• [The exercise]: Where the data below has the string "page", return the whole line.
[Data section start]
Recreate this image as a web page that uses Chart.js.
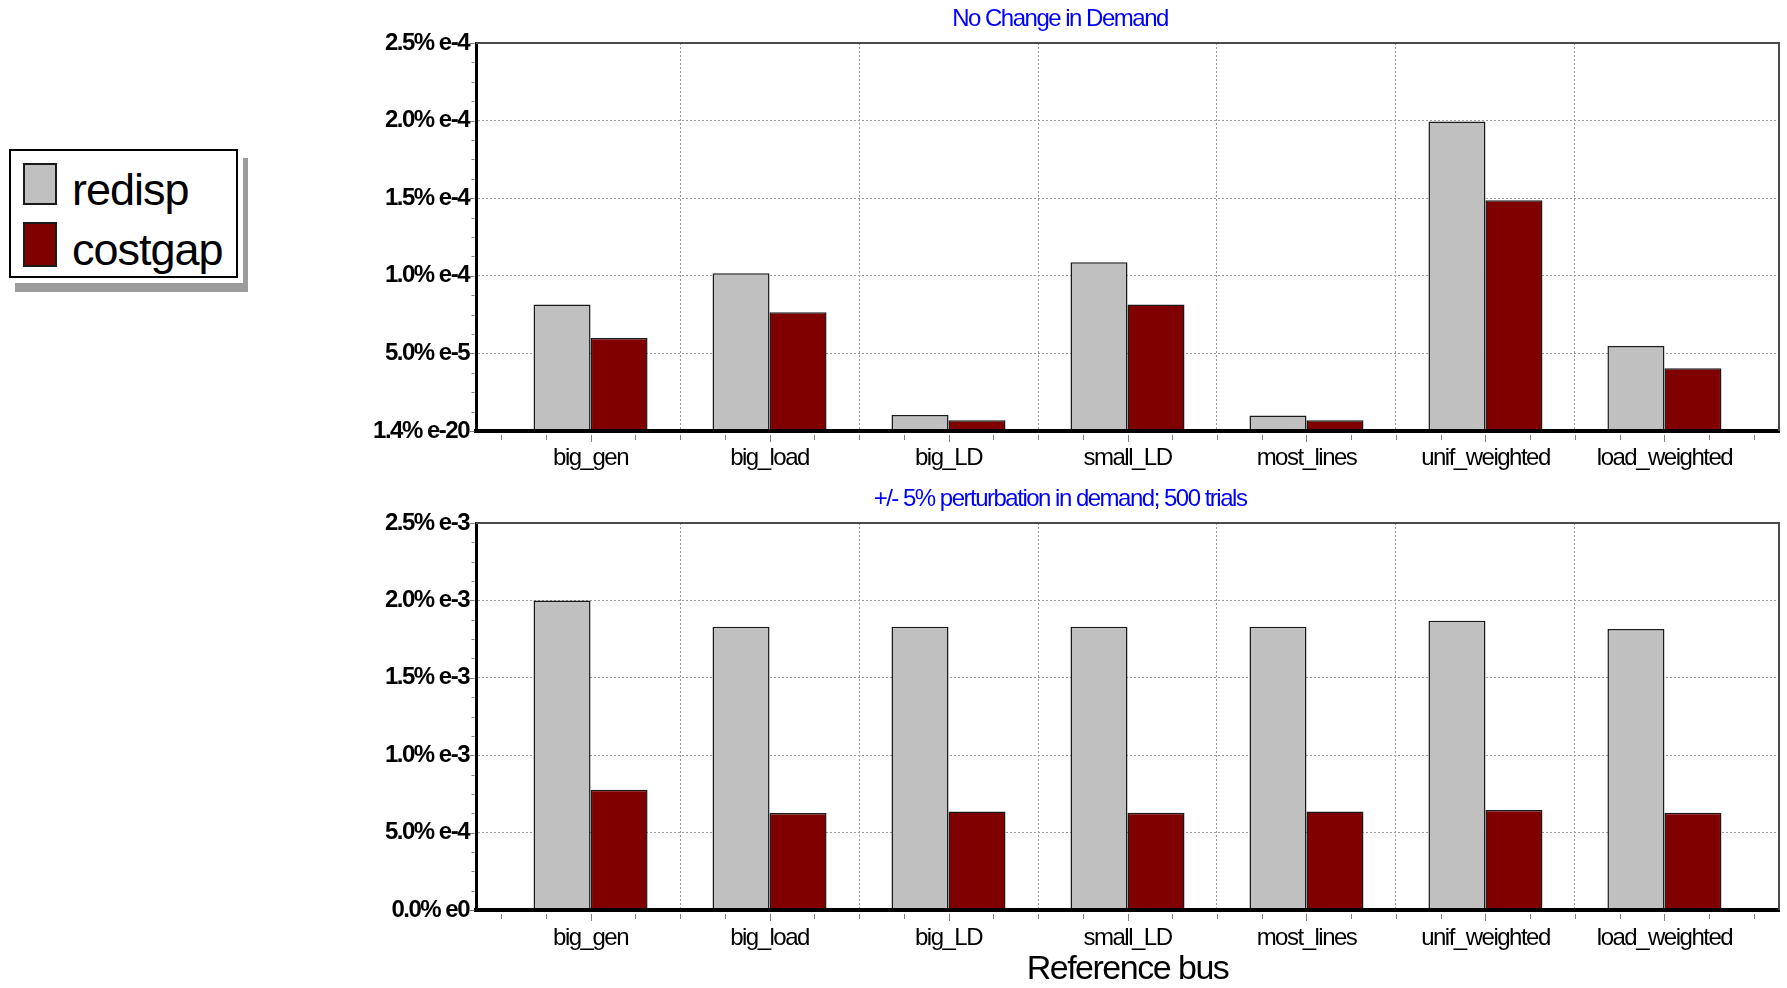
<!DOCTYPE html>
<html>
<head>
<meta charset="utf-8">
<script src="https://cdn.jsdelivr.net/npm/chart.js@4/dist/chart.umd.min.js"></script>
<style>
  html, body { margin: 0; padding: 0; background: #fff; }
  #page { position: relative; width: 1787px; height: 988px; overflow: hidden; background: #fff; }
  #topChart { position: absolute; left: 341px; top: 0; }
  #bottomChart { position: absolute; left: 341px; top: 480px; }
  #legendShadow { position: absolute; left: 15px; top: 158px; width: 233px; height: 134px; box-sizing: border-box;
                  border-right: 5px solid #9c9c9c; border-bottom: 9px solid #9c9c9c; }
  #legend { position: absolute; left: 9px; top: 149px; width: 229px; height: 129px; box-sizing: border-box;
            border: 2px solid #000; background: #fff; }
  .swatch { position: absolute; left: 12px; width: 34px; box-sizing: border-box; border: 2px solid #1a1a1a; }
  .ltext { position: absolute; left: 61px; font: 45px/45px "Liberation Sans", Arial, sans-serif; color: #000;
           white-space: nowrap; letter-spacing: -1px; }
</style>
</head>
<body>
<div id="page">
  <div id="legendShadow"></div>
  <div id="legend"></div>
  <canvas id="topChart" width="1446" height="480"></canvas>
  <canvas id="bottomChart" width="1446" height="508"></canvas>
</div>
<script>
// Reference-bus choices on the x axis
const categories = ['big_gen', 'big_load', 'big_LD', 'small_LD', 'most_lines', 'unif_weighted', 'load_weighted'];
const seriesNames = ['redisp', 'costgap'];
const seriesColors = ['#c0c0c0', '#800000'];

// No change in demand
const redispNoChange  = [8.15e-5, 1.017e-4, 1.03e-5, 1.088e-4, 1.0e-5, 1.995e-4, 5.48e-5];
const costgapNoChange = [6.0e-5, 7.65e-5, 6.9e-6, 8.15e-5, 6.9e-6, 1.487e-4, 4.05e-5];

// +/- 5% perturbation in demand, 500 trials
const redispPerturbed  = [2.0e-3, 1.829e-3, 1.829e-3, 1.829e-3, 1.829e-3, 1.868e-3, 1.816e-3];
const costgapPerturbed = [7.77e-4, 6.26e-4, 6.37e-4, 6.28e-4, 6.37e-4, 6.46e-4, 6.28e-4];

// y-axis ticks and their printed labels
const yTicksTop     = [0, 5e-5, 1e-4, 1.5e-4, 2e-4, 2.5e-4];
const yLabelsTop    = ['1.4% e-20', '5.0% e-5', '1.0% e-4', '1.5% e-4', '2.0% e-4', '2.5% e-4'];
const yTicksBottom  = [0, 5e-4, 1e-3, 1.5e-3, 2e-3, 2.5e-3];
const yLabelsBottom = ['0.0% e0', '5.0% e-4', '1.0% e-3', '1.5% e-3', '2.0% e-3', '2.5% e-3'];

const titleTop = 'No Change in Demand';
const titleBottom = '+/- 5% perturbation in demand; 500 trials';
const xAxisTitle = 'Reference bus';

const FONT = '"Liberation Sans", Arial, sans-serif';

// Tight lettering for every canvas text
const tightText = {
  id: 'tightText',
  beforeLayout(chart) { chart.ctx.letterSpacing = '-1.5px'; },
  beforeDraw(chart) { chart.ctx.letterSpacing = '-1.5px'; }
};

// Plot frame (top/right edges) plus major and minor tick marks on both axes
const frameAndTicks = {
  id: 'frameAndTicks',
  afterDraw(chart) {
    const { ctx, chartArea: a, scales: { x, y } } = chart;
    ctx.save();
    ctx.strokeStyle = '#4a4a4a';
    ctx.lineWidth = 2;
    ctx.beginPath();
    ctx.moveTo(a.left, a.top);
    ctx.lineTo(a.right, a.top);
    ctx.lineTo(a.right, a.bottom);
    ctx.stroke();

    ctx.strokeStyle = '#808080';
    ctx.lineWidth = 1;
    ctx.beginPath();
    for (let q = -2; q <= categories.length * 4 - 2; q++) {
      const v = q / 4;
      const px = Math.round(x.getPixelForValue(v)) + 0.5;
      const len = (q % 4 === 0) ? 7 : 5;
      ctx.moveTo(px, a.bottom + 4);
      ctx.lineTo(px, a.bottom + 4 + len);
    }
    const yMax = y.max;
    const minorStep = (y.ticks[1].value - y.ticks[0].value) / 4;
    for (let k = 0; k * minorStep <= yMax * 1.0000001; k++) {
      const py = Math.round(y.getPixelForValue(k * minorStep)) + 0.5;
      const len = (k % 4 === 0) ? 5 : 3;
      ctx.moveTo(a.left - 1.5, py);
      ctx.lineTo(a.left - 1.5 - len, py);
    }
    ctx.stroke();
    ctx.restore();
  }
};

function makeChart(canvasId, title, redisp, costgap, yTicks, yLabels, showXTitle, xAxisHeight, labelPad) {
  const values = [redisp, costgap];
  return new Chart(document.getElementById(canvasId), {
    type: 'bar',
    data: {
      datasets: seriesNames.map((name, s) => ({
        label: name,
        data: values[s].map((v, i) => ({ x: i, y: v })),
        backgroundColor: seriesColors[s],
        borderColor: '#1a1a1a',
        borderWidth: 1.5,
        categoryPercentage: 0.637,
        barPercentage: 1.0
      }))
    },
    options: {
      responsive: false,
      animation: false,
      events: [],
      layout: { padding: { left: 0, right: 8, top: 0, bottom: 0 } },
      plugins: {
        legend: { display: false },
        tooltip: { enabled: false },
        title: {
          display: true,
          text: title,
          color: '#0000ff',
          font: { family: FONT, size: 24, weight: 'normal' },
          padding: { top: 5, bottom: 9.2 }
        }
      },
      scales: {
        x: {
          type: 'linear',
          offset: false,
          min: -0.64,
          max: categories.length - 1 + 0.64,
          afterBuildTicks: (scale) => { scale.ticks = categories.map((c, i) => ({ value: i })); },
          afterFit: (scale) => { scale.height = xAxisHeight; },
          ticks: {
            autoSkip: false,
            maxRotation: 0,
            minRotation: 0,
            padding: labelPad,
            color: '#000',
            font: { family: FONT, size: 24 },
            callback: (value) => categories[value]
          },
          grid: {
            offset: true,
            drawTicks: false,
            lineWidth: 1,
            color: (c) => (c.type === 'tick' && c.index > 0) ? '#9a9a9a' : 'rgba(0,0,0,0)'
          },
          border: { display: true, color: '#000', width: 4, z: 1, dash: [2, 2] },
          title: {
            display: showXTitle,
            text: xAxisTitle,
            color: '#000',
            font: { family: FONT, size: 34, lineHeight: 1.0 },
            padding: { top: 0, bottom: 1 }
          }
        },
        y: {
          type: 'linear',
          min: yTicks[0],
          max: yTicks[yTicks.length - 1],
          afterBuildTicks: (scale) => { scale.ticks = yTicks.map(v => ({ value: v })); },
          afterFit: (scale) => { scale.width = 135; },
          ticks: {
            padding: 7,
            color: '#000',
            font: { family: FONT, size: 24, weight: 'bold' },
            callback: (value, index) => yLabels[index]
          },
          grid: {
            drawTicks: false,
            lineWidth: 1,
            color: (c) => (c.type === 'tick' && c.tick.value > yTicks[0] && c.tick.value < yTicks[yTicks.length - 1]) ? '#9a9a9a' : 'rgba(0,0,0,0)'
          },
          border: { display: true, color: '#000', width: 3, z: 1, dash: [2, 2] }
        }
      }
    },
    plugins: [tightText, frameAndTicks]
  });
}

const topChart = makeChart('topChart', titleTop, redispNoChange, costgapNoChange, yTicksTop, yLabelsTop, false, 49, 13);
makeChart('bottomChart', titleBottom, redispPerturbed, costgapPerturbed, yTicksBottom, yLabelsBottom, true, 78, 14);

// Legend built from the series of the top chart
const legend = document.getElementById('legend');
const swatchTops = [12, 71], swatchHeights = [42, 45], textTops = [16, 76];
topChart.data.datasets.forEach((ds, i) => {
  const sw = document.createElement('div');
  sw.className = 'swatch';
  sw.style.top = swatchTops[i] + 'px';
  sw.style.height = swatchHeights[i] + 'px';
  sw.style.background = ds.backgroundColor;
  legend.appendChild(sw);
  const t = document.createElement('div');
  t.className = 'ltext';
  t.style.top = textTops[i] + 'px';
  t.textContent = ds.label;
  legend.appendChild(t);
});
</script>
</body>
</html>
[Data section end]
• [Correct answer]:
Recreate this image as a web page that uses Chart.js.
  #page { position: relative; width: 1787px; height: 988px; overflow: hidden; background: #fff; }
<div id="page">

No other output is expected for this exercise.